During the leanest years in the collapse, the school
corporation made an unheralded hiring of a new athletic director. His name was
Pete Hubert. In turn, one of Hubert’s earliest acts was the hiring of a former
Cathedral assistant named Bill Peebles to be the head coach of the Cardinals’
football program.

 

Shortly after he assumed the job, this reporter had an
opportunity to talk with Peebles. I came away impressed with his work ethic,
enthusiasm, and vision. I hoped the atmosphere of doom surrounding Southport
athletics would not claim him as another victim.

 

Peebles is now in his fourth year at the helm. After the
first three seasons, many people on the outside wondered if he had taken on
“Mission Impossible.” The Cardinals had won only three games in his first three
seasons, including a 1-9 campaign in 2007. Still, in preseason interviews,
coaches across Conference Indiana would mention, mostly as an afterthought,
that Southport would be a little better this time around.

 

They had little idea of how prophetic they were being.

 

Southport began this season with a respectable loss to
long-time Indianapolis parochial power and Indy southside neighbor Roncalli.
The Cardinals rebounded in Week 2 to dismantle a struggling Anderson team.

 

That set the stage for Week 3. When the score from that
evening began to circulate across Indiana, the gasps of disbelief were nearly
audible from border to border. The Cardinals had not only defeated last year’s
Class 5A state runner-up Pike Red Devils, but they had at one point led the
game 28-0.

 

That victory was the beginning of what has become a
fairytale season. At the time of this writing, the Cardinals stand 6-1 and have
achieved a No. 8 ranking among Indiana’s 5A football teams. They have
steamrolled through the heart of their Conference Indiana schedule like Sherman
marching through Atlanta.

 

They currently stand 5-0 in the league and are assured of
at least a tie for the conference championship.

 

Somewhere along the line, this football team has become
the symbol of something much larger.
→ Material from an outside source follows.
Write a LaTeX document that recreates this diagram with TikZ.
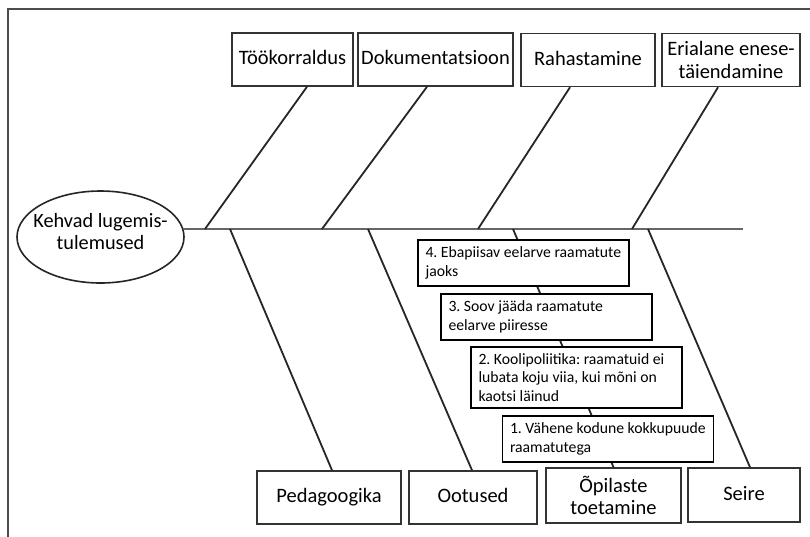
\documentclass[tikz,border=0pt]{standalone}
\usepackage{fontspec}
\setmainfont{Carlito}
\usetikzlibrary{shapes.geometric,calc}

\begin{document}
\frenchspacing
\begin{tikzpicture}[x=1pt,y=-1pt,
  cat/.style={draw=black!80, line width=1.5pt, fill=white, align=center,
    font=\fontsize{20.5}{22.5}\selectfont, inner sep=0pt,
    minimum height=53pt, text height=14pt, text depth=4pt},
  cat2/.style={cat, text height=, text depth=},
  cause/.style={draw=black, line width=1.1pt, fill=white, align=flush left,
    font=\fontsize{15.7}{18.5}\selectfont, text width=196pt, inner xsep=7.5pt,
    inner ysep=0pt, minimum height=46pt},
  bone/.style={draw=black!85, line width=1.8pt},
  spine/.style={draw=black!60, line width=2pt},
  frameline/.style={draw=black!70, line width=1.5pt},
]
\useasboundingbox (0,0) rectangle (810,536);
\fill[white] (0,0) rectangle (810,536);

% outer frame (only top and left edges fall inside the page)
\draw[frameline] (8,545) -- (8,9) -- (820,9);

% effect: fixed-size ellipse with its label on top
\node[draw=black!85, line width=1.6pt, ellipse, minimum width=167pt,
  minimum height=92pt, inner sep=0pt] (eff) at (100.5,237) {};
\node[align=center, font=\fontsize{20.3}{22.5}\selectfont, inner sep=0pt]
  (efftext) at (100.5,231.5) {Kehvad lugemis-\\tulemused};

% points on the spine
\coordinate (se) at (743,229);
\coordinate (u1) at (205,229);
\coordinate (u2) at (322,229);
\coordinate (u3) at (478,229);
\coordinate (u4) at (632,229);
\coordinate (l1) at (230,229);
\coordinate (l2) at (368,229);
\coordinate (l3) at (513,229);
\coordinate (l4) at (648,229);

% spine
\draw[spine] ([xshift=-1.5pt]se -| eff.east) -- (se);

% upper categories
\node[cat, minimum width=121pt] (t1) at (292.5,59.5) {Töökorraldus};
\node[cat, minimum width=155pt] (t2) at (435.5,59.5) {Dokumentatsioon};
\node[cat, minimum width=134pt] (t3) at (588,60) {Rahastamine};
\node[cat2, minimum width=138pt] (t4) at (731,60) {Erialane enese-\\täiendamine};

% lower categories
\node[cat, minimum width=144pt] (b1) at (329,497.5) {Pedagoogika};
\node[cat, minimum width=128pt] (b2) at (473,497.5) {Ootused};
\node[cat2, minimum width=135pt, minimum height=55pt] (b3) at (613.5,495.5) {Õpilaste\\toetamine};
\node[cat, minimum width=112pt, minimum height=54pt] (b4) at (744,495) {Seire};

% upper bones
\draw[bone] ([xshift=14.5pt]t1.south) -- (u1);
\draw[bone] ([xshift=-8.5pt]t2.south) -- (u2);
\draw[bone] ([xshift=-18pt]t3.south) -- (u3);
\draw[bone] ([xshift=-13pt]t4.south) -- (u4);

% lower bones
\draw[bone] (l1) -- ([xshift=3pt]b1.north);
\draw[bone] (l2) -- ([xshift=-1pt]b2.north);
\draw[bone] (l3) -- (b3.north);
\draw[bone] (l4) -- ([xshift=6pt]b4.north);

% causes along the student-support bone
\node[cause] (c4) at (523.5,263) {4. Ebapiisav eelarve raamatute\\jaoks};
\node[cause] (c3) at (546.5,317) {3. Soov jääda raamatute\\eelarve piiresse};
\node[cause, minimum height=61pt] (c2) at (576.5,377.5) {2. Koolipoliitika: raamatuid ei\\lubata koju viia, kui mõni on\\kaotsi läinud};
\node[cause] (c1) at (608,439) {1. Vähene kodune kokkupuude\\raamatutega};
\end{tikzpicture}
\end{document}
Throughout the fall, Southport has
announced its return to respectability on athletic fields and courts across
Central Indiana. The boys soccer team, which won two games in 2007, has
currently won 11 this time around. The volleyball team has returned to
competitive status. The girls golf team qualified through to the regional round
of the state tournament for the second year in a row. The boys tennis team
advanced to the sectional championship match, narrowly falling short in an
upset bid of Decatur Central.

 

The Cardinals are just plain flying high.

 

Members of the Southport coaching staff will immediately
tell you that the prevailing attitude of Cardinal athletes is better than it
has been for nearly a generation. Nor surprisingly, that change in attitude has
spilled over into the entire school.

 

“The difference between last year and this year is like
night and day around here,” a member of the Southport faculty recently told me.
“The kids are happier, more enthusiastic, even better behaved.”

 

Indeed, there is a restored sense of community within the
halls of Southport High School.

 

I recently sat down with Peebles and Hubert to try to find
an explanation for the renaissance. Those
interviews are in the video players on this page.

 

The resurgence of Southport athletics is far more than a
feel-good story. It is a living reflection of the importance and value of high
school athletics to Indiana’s youth. It is a testament to a community that has
refused to lose its identity and pride.

 

Somewhere, Louie Dampier and Blackey Braden are smiling.